Now in her 80s, María Nieves Rego is bright-eyed, and henna-haired. She’s still light on her feet as she walks the streets of modern Buenos Aires. Talking straight to camera, she defiantly says she regrets nothing. Except for Juan Carlos Copes. Which is telling, because Copes has dominated her existence since she met him as a poverty-stricken 14-year-old attending the local dance hall in the ‘40s. Together, they spent almost 50 years dancing the Tango – sometimes as lovers, sometimes as husband and wife, and later, as world famous professional partners who hardly spoke off stage. To regret this is to regret an awful lot.
Produced by Wim Wenders (Pina, Buena Vista Social Club), German Kral’s evocative and formally creative documentary combines interviews with María and Juan Carlos, together with archival footage and stunning, impressionistic dance reenactments of the couple’s key moments. Three sets of dancers play them at different ages, with the youngest pair the sweetest and most fleet of foot. We see the girl in neat, collared blouse and full skirt, so poor she has to wash and dry her single outfit before she leaves the house. The boy is dangerously handsome, with hair slicked back, baggy pants and shiny shoes. Together, they dance like a dream and she seems to fly as he lifts her from the ground in a swooning swirl. The camera moves back to show that she is indeed lifted by a wire. The artifice is acknowledged completely when the present-day María movies in to correct the dancers’ posture, saying, “We would have held each other closer, like this.” Such ongoing breakage of the third wall, together with gorgeously lit and sumptuously costumed dance sequences, is a pleasurable complement to a central narrative that remains frustrating.
The Tango itself is a soap opera of seduction, rejection and betrayal – much like the partnership portrayed.
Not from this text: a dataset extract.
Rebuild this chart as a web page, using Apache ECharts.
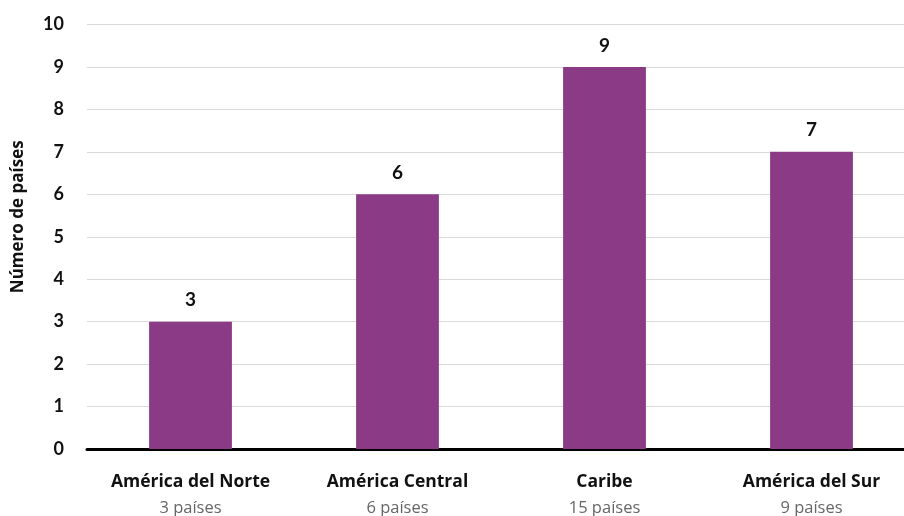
<!DOCTYPE html>
<html><head><meta charset="utf-8">
<script src="https://cdn.jsdelivr.net/npm/echarts@6/dist/echarts.min.js"></script>
<style>html,body{margin:0;padding:0;background:#fff}#c{width:904px;height:516px}</style>
</head><body><div id="c"></div>
<script>
const categories = ['América del Norte', 'América Central', 'Caribe', 'América del Sur'];
const subLabels = ['3 países', '6 países', '15 países', '9 países'];
const values = [3, 6, 9, 7];
const yTicks = [0, 1, 2, 3, 4, 5, 6, 7, 8, 9, 10];

const chart = echarts.init(document.getElementById('c'));
chart.setOption({
  animation: false,
  grid: { left: 87, right: -11, top: 24.5, bottom: 67, containLabel: false, outerBoundsMode: 'none' },
  xAxis: {
    type: 'category',
    data: categories,
    axisLine: { lineStyle: { color: '#000', width: 3 } },
    axisTick: { show: false },
    axisLabel: {
      margin: 20,
      interval: 0,
      formatter: (v, i) => '{a|' + v + '}\n{b|' + subLabels[i] + '}',
      rich: {
        a: { fontFamily: 'Open Sans', fontWeight: 'bold', fontSize: 17.5, color: '#111', lineHeight: 26 },
        b: { fontFamily: 'Open Sans', fontSize: 16.5, color: '#666', lineHeight: 26 }
      }
    }
  },
  yAxis: {
    type: 'value',
    min: yTicks[0], max: yTicks[yTicks.length - 1], interval: 1,
    name: 'Número de países',
    nameLocation: 'middle',
    nameGap: 60,
    nameTextStyle: { fontFamily: 'Open Sans', fontWeight: 'bold', fontSize: 17, color: '#111', padding: [0, 0, 0, 40] },
    axisLine: { show: false },
    axisTick: { show: false },
    axisLabel: { fontFamily: 'Lato', fontWeight: 'bold', fontSize: 18, color: '#111', margin: 23 },
    splitLine: { lineStyle: { color: '#d9d9d9', width: 1 } }
  },
  series: [{
    type: 'bar',
    data: values,
    barWidth: '40%',
    itemStyle: { color: '#8B3A86' },
    label: { show: true, position: 'top', distance: 12, fontFamily: 'Lato', fontWeight: 'bold', fontSize: 19, color: '#111' }
  }]
});
</script></body></html>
What happened to estrange this perfectly choreographed couple? Will they ever dance together again? Or even speak to each other? The answers are only ever partial as both parties are cagey, and, in keeping with common wisdom, the only people who really know what goes in a marriage are the people involved. Certainly, sexual jealousy and infidelity were involved. “I wasn’t jealous. No, not at all,” María insists, unconvincingly. “We got married, but it was only a Vegas wedding,” Juan Carlos says, as if this excuses his betrayals. Continual separations and reunions ensued. He had children with another, younger woman. He got married, yet they kept dancing. Then, mysteriously, he ended the professional partnership forever in 1997 after their Japan show. María remains hurt and embittered, telling one of the intrigued young dancers, “No tear shed by a woman for a man is worth it.”
Apparently María and Juan Carlos changed the Tango forever through their choreography, and by bringing it to international attention with stage shows like Broadway’s ‘Tango Argentino’ in the 1980s. Yet there’s little context provided for viewers wishing to know more about the history and context of the sultry dance, and the way these two characters helped in its evolution. Perhaps the film needed to spell it out for us that the Tango itself is a soap opera of seduction, rejection and betrayal – much like the partnership portrayed. It’s two bodies pressed poetically together, while one of them growls under his breath: “Have you been eating rocks again?”